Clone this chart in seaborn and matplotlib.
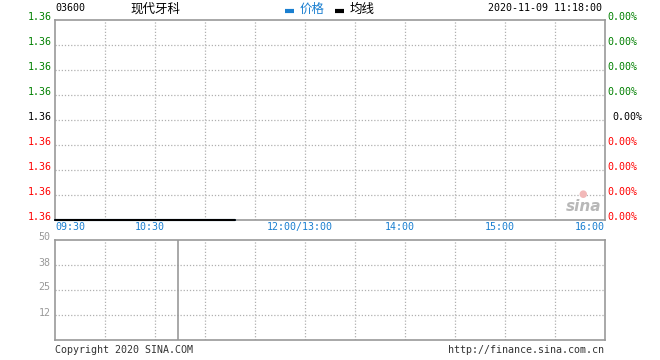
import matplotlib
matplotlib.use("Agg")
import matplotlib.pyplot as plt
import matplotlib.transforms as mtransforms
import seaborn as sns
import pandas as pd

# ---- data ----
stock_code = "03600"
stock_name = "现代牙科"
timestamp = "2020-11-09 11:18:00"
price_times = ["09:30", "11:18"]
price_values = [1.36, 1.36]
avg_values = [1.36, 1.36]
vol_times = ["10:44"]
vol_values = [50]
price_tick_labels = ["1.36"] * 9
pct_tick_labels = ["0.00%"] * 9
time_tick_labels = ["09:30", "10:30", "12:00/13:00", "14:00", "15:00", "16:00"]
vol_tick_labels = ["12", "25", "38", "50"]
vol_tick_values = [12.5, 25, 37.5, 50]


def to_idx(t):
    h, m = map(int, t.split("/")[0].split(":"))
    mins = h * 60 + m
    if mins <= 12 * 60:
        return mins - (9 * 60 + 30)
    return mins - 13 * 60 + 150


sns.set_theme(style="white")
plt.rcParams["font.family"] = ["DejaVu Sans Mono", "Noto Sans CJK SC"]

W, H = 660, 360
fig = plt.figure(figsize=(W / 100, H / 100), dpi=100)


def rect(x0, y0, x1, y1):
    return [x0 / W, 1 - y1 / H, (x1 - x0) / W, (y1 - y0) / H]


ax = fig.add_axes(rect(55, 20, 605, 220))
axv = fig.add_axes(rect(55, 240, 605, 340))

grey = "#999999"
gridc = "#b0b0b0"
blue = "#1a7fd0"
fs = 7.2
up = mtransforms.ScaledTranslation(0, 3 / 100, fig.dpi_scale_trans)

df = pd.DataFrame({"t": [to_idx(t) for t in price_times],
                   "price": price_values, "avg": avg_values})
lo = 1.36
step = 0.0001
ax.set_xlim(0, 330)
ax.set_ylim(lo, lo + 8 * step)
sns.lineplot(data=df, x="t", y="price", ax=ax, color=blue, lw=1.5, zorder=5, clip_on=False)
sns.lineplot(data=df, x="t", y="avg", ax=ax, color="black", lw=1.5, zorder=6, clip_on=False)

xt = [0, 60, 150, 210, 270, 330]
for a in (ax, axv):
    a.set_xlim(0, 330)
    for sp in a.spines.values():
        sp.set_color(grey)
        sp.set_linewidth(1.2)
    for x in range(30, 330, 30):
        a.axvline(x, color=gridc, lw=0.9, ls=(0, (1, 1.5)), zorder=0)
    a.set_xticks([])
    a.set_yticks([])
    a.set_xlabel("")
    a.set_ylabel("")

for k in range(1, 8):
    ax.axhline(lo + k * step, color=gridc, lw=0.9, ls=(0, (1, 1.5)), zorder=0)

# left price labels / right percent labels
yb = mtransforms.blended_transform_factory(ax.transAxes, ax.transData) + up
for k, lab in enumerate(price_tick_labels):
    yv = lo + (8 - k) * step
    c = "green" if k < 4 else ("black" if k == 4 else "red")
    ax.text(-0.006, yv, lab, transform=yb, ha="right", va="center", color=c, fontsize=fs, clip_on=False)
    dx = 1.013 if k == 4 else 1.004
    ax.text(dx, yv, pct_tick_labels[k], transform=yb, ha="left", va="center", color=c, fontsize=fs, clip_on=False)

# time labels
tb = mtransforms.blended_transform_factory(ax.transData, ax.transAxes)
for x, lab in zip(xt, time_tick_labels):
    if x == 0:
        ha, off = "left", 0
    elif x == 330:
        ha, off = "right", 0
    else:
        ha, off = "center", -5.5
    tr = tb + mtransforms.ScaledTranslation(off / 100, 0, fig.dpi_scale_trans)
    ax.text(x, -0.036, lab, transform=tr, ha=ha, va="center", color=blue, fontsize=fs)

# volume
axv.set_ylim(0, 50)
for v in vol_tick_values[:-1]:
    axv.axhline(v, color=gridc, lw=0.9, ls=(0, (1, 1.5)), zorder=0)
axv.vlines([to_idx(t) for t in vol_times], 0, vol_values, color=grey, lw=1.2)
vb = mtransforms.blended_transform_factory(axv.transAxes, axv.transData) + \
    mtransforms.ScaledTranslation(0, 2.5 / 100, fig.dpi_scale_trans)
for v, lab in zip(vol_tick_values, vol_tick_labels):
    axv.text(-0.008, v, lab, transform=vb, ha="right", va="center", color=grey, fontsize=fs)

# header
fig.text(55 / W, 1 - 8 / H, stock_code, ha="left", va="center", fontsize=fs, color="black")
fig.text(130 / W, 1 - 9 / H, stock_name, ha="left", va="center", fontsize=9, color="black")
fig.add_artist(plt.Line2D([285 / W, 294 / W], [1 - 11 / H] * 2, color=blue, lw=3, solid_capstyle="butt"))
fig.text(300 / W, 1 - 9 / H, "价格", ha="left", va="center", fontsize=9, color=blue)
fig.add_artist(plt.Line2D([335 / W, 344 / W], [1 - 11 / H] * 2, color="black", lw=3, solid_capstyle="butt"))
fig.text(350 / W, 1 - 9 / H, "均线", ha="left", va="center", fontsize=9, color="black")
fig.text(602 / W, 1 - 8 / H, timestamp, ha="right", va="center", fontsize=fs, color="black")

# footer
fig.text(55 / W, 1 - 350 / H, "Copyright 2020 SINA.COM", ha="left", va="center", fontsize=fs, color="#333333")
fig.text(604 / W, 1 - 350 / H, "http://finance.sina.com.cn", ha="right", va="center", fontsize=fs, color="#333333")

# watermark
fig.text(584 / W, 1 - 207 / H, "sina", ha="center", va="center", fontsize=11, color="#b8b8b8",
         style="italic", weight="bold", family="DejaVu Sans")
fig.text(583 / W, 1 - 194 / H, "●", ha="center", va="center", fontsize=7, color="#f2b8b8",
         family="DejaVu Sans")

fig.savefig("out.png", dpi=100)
----------------
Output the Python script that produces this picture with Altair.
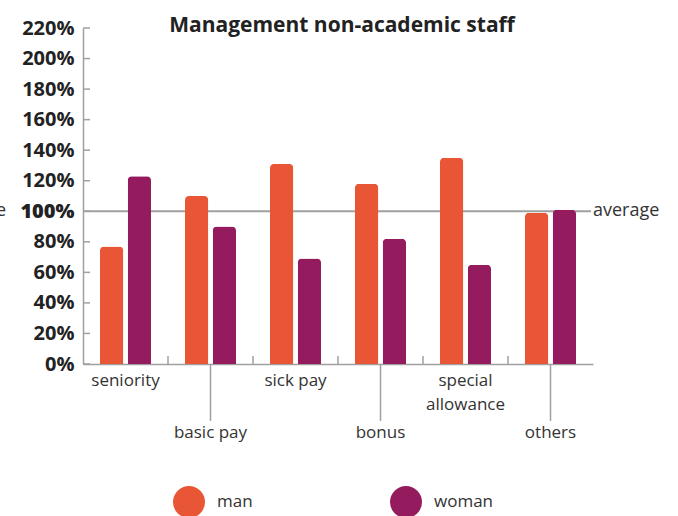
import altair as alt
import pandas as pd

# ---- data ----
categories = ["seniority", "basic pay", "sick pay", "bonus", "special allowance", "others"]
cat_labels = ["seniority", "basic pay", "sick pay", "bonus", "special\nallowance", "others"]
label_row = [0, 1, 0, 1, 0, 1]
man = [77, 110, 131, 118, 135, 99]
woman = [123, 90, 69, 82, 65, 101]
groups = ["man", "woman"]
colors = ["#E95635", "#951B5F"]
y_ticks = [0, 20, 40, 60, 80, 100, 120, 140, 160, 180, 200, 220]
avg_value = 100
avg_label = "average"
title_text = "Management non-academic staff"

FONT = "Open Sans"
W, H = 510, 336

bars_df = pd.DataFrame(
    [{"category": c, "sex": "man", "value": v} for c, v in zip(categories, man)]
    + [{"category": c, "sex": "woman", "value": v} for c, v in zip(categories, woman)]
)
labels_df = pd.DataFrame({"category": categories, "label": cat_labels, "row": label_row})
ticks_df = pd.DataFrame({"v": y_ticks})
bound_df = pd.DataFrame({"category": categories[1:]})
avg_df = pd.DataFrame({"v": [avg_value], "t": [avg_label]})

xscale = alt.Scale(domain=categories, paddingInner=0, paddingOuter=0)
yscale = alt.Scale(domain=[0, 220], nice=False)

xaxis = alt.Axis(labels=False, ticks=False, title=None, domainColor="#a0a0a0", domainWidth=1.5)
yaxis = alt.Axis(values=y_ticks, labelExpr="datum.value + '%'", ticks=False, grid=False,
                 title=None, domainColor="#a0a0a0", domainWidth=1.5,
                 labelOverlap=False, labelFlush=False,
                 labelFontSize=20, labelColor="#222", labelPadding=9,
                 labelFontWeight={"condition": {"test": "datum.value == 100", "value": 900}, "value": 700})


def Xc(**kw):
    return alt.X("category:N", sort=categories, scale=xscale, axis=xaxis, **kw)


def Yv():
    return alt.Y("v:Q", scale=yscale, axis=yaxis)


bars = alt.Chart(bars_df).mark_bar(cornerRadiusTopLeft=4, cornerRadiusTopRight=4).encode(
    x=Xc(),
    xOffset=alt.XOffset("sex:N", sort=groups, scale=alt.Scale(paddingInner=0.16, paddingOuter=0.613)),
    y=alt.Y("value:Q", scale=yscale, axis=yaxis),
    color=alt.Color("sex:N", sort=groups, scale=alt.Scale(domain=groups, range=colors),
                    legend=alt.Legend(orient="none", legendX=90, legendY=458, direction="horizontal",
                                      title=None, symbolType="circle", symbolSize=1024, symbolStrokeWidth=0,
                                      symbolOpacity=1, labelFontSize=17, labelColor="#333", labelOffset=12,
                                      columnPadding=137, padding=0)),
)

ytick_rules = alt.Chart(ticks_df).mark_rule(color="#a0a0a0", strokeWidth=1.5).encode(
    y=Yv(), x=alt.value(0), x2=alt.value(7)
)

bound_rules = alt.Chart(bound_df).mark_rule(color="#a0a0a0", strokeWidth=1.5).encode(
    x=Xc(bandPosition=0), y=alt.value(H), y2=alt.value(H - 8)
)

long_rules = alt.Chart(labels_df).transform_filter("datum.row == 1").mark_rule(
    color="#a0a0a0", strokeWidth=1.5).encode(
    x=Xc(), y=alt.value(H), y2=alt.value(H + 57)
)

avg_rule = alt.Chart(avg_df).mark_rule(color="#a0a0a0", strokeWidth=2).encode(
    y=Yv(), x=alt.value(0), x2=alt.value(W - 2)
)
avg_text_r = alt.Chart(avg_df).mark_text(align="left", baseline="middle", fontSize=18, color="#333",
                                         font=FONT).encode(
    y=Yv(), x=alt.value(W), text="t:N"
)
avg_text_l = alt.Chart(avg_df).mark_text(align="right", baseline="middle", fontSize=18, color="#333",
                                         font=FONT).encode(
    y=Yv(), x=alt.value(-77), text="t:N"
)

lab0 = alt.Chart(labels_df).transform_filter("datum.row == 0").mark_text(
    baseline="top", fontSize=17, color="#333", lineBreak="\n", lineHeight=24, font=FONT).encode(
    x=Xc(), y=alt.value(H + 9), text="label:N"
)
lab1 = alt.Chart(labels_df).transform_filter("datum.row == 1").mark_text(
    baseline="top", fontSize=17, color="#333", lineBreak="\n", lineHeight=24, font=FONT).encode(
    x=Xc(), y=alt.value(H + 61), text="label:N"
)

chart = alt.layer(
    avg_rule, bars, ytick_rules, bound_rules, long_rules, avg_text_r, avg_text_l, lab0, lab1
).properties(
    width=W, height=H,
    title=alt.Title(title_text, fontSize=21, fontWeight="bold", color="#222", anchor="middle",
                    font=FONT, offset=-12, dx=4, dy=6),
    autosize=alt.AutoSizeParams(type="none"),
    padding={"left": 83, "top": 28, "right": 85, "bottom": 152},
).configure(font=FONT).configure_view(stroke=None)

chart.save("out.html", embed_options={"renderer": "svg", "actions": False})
----------------
** Task instructions **
Skip all pictures. Output only the lines from the one containing "Clone this chart in seaborn and matplotlib." to the one containing "fig = plt.figure(figsize=(W", both lines included.

** Exercise output **
Clone this chart in seaborn and matplotlib.
import matplotlib
matplotlib.use("Agg")
import matplotlib.pyplot as plt
import matplotlib.transforms as mtransforms
import seaborn as sns
import pandas as pd

# ---- data ----
stock_code = "03600"
stock_name = "现代牙科"
timestamp = "2020-11-09 11:18:00"
price_times = ["09:30", "11:18"]
price_values = [1.36, 1.36]
avg_values = [1.36, 1.36]
vol_times = ["10:44"]
vol_values = [50]
price_tick_labels = ["1.36"] * 9
pct_tick_labels = ["0.00%"] * 9
time_tick_labels = ["09:30", "10:30", "12:00/13:00", "14:00", "15:00", "16:00"]
vol_tick_labels = ["12", "25", "38", "50"]
vol_tick_values = [12.5, 25, 37.5, 50]


def to_idx(t):
    h, m = map(int, t.split("/")[0].split(":"))
    mins = h * 60 + m
    if mins <= 12 * 60:
        return mins - (9 * 60 + 30)
    return mins - 13 * 60 + 150


sns.set_theme(style="white")
plt.rcParams["font.family"] = ["DejaVu Sans Mono", "Noto Sans CJK SC"]

W, H = 660, 360
fig = plt.figure(figsize=(W / 100, H / 100), dpi=100)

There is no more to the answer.